◆ Request
Quote the data exactly, first line to the line containing "plt.rcParams['font.family'] = ['Liberation", with no pictures.

◆ Data for this task
+-------+

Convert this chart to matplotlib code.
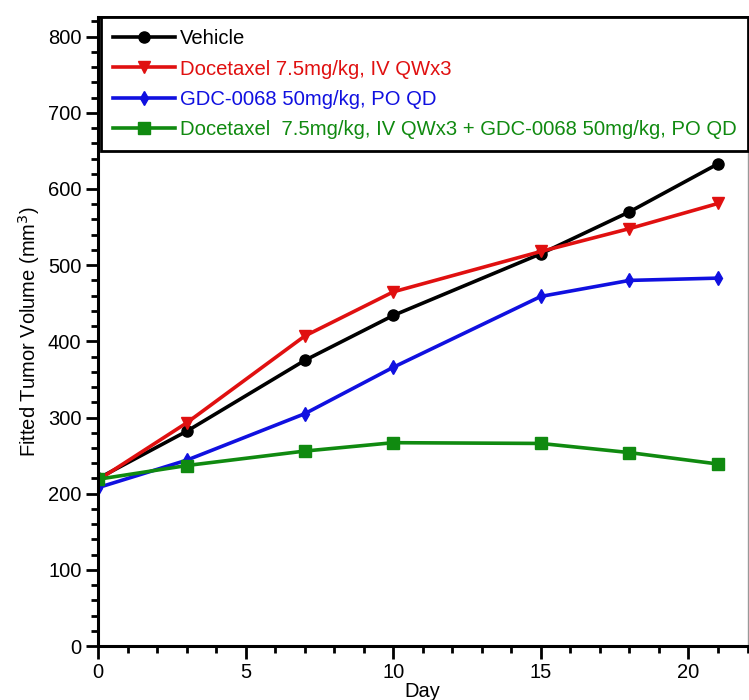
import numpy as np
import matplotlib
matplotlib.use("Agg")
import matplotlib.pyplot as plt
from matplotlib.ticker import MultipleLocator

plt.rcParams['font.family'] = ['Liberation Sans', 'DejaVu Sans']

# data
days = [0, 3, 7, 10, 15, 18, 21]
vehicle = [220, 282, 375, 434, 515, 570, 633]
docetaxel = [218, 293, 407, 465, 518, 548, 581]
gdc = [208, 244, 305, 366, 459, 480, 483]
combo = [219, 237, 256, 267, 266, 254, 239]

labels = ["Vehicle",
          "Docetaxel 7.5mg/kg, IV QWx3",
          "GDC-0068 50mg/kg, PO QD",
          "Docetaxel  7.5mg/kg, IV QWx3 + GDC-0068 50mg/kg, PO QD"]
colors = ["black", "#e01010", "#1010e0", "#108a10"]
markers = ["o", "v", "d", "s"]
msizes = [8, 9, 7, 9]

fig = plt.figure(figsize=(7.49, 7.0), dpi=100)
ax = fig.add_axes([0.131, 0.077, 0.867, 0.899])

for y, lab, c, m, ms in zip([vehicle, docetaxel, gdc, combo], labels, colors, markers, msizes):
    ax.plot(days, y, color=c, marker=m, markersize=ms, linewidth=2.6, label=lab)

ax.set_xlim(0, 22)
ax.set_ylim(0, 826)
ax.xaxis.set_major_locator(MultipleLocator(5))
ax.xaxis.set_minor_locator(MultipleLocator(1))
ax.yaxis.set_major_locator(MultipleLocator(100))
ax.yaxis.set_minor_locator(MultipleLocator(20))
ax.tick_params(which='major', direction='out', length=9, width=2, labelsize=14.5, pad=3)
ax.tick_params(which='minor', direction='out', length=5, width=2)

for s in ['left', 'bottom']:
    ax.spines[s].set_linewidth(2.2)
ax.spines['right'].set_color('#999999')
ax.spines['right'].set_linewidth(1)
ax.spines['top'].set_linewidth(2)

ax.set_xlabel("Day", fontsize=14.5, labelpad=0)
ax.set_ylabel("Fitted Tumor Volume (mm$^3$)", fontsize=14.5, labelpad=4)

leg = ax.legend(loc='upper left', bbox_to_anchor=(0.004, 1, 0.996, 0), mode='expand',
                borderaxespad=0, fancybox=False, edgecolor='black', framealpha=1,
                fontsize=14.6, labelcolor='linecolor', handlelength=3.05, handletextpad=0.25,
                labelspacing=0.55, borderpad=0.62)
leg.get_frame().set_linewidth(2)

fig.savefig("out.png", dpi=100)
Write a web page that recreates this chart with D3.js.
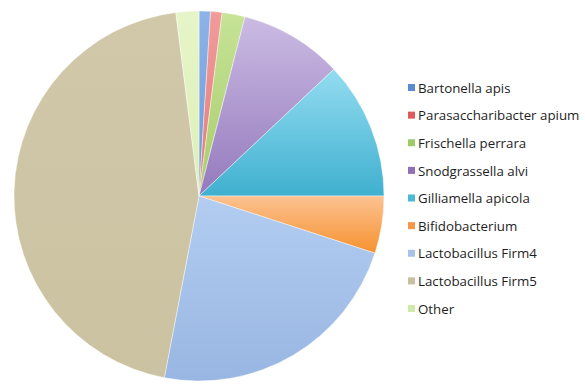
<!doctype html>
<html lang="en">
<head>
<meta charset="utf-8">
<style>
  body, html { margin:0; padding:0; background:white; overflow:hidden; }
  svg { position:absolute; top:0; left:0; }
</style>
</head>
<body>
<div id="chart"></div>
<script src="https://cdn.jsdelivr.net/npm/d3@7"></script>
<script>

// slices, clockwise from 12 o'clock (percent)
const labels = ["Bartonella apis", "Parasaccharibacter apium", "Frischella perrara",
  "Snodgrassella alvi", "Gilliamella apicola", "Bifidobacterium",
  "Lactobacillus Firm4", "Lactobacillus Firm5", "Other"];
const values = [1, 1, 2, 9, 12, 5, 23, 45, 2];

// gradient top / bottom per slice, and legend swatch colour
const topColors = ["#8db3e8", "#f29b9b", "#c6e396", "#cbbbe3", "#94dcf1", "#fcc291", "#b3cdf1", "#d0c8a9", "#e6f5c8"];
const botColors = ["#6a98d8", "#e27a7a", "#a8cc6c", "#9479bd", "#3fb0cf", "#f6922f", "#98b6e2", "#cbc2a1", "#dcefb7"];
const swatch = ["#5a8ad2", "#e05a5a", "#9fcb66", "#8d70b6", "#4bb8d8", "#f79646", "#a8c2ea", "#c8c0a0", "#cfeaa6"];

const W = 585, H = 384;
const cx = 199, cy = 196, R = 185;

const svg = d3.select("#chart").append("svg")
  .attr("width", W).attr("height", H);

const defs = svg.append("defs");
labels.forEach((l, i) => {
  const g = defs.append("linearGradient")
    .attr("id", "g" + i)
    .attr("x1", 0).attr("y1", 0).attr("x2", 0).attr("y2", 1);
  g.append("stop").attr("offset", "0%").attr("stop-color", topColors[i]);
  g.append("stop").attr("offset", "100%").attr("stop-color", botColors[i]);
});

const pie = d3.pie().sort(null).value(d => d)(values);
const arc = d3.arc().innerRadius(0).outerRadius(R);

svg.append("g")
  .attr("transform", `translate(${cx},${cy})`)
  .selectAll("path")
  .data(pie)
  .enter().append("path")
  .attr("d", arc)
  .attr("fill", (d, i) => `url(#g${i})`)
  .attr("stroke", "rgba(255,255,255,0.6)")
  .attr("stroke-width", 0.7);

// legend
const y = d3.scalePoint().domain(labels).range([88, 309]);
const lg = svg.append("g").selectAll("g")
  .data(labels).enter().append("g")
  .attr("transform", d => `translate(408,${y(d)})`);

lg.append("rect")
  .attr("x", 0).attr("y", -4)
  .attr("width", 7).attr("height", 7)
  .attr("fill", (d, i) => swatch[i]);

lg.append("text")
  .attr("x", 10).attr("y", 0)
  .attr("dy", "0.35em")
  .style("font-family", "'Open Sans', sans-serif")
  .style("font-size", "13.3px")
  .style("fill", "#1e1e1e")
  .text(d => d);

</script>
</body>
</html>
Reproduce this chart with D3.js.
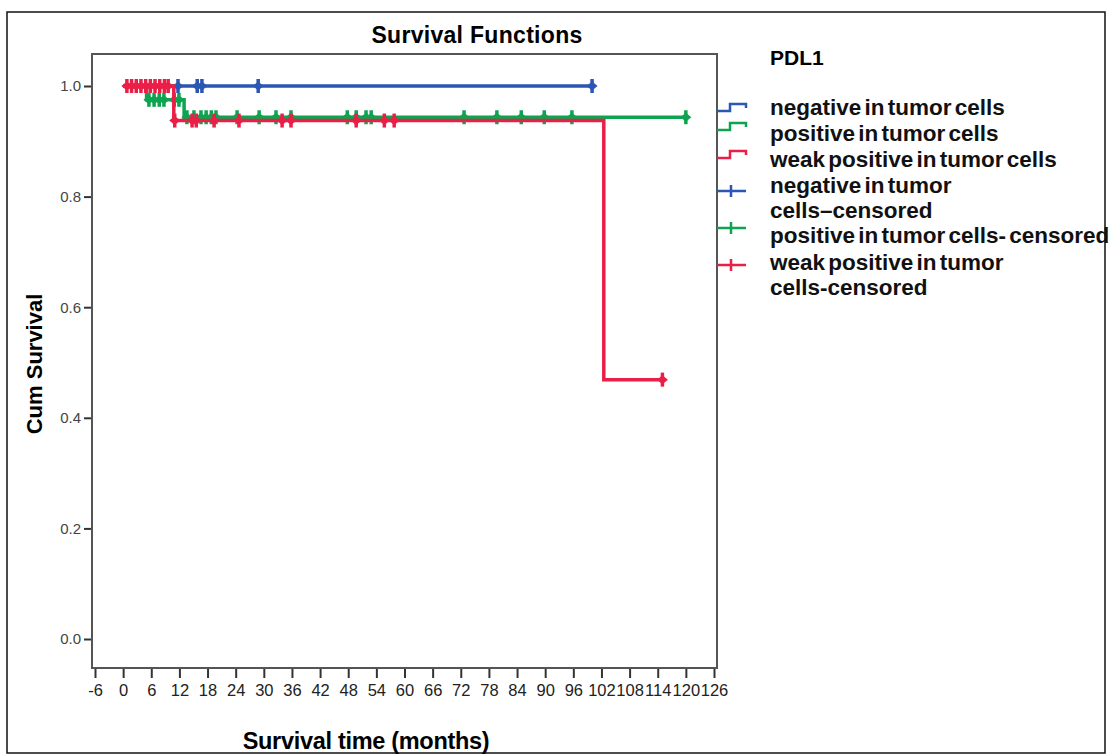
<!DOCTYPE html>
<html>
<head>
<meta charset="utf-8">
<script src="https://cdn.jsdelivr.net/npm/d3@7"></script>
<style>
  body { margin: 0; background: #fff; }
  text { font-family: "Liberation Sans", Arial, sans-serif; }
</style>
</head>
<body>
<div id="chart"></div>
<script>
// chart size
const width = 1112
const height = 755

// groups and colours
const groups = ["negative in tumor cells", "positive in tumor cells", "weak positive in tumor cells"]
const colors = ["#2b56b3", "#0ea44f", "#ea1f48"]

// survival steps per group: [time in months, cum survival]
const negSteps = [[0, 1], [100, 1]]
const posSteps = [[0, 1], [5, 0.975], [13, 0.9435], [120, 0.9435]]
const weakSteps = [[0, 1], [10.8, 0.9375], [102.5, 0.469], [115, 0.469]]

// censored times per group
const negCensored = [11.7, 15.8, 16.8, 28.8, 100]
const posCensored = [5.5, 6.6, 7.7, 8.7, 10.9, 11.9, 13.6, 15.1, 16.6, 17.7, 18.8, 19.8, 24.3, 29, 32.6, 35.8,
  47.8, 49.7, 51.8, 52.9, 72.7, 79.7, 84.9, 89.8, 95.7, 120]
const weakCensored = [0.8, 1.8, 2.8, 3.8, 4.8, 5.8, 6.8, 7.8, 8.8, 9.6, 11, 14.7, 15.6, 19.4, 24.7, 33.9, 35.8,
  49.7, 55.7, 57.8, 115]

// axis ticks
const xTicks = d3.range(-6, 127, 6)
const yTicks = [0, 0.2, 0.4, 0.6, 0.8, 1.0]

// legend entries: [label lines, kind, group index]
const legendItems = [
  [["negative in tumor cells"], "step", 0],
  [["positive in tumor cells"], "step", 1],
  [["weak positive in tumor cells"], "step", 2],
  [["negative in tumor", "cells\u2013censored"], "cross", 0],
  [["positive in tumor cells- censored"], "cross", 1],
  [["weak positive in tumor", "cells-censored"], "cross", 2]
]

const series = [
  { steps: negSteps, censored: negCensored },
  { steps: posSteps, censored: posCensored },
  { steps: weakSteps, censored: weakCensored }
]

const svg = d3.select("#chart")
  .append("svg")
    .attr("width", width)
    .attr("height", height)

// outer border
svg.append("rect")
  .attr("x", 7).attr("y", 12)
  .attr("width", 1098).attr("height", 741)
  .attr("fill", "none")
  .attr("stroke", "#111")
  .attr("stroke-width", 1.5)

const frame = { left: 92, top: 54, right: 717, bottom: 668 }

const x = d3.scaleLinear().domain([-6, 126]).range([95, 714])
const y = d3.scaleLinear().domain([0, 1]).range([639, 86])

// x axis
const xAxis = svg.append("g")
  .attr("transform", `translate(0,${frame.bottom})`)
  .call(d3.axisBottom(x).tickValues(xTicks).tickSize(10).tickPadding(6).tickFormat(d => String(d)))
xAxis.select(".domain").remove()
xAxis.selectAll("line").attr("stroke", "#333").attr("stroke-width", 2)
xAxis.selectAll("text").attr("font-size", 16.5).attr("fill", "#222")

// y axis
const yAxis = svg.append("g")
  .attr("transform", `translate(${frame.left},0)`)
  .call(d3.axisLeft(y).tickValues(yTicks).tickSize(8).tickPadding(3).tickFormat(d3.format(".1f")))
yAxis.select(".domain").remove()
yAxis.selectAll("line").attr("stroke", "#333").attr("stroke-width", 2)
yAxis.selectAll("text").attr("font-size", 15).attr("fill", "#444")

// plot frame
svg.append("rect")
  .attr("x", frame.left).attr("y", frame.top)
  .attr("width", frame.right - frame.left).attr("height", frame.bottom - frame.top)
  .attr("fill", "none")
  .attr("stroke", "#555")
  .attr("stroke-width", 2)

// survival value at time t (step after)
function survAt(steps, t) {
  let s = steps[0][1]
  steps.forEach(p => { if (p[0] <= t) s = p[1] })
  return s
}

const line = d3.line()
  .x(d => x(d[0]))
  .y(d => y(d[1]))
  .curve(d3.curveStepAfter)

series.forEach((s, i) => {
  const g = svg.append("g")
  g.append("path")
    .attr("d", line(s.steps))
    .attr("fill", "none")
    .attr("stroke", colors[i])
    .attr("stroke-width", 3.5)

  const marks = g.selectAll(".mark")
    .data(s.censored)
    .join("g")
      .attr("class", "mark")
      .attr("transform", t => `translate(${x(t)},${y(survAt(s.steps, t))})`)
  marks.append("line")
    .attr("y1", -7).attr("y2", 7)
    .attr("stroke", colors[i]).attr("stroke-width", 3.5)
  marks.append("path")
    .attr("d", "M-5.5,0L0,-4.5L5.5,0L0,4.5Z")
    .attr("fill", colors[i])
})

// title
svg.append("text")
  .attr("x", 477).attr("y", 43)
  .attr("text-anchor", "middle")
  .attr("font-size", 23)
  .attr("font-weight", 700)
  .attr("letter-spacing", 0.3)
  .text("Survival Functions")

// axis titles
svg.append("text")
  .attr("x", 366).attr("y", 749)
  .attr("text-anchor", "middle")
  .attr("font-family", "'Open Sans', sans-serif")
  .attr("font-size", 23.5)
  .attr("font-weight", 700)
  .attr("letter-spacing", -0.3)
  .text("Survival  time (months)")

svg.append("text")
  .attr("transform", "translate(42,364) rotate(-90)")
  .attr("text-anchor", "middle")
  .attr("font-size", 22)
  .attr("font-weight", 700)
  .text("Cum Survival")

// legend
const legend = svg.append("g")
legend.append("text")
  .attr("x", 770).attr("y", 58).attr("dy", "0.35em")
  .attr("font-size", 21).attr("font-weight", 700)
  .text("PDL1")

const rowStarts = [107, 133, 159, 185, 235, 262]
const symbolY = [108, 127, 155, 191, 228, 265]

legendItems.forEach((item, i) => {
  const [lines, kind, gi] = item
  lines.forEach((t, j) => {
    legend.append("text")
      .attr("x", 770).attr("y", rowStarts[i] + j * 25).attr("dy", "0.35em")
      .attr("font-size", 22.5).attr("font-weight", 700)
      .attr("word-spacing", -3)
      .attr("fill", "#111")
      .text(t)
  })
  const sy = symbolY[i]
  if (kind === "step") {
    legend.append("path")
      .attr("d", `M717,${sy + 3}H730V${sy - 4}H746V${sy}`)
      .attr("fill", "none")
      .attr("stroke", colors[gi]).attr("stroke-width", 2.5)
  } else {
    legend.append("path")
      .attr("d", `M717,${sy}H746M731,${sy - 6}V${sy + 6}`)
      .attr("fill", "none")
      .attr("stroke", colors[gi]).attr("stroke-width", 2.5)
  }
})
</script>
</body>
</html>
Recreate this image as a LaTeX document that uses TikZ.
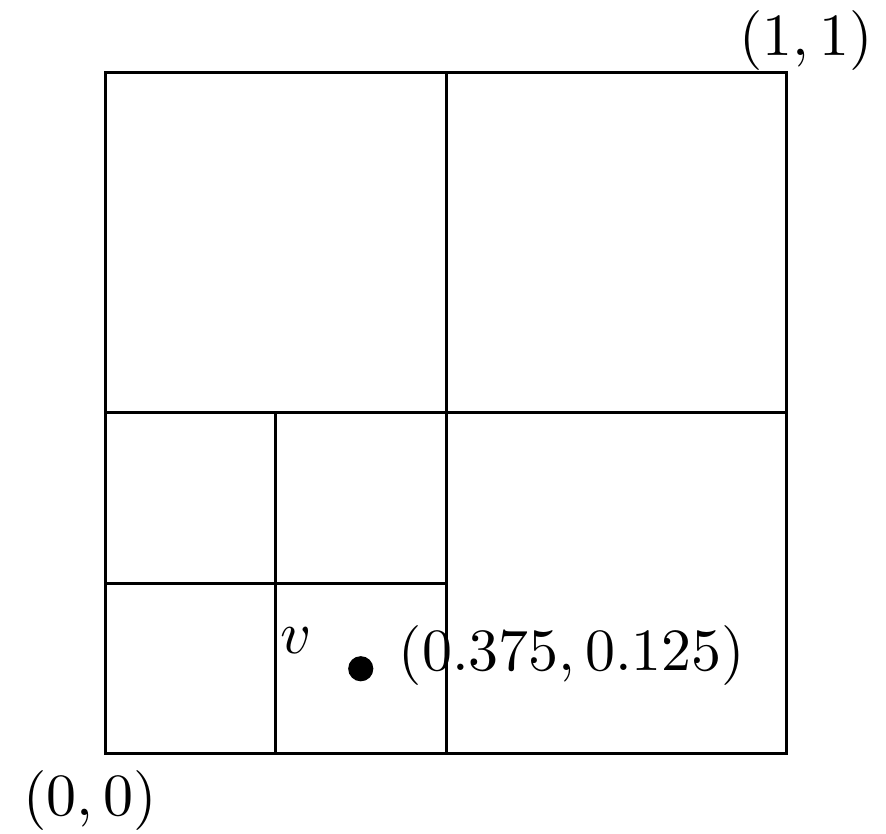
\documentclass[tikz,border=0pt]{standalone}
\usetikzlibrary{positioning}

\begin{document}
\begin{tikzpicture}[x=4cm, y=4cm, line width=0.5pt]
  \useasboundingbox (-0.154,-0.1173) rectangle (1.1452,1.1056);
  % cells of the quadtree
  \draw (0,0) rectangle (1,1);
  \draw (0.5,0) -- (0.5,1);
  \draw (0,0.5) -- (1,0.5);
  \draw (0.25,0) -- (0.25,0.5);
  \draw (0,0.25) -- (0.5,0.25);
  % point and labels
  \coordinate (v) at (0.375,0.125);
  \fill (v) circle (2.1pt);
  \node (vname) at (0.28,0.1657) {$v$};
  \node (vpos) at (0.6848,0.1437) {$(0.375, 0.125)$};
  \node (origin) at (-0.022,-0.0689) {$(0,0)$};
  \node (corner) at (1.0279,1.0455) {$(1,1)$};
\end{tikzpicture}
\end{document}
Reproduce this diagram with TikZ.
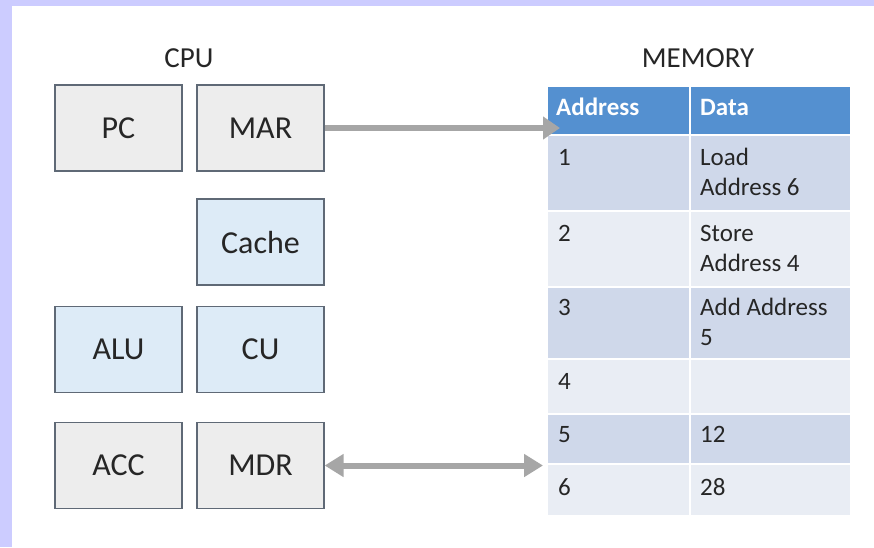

+-------+

◆ The solution
Convert this chart to matplotlib code.
import numpy as np
import matplotlib
matplotlib.use("Agg")
import matplotlib.pyplot as plt
from matplotlib.ticker import MultipleLocator

plt.rcParams['font.family'] = ['Liberation Sans', 'DejaVu Sans']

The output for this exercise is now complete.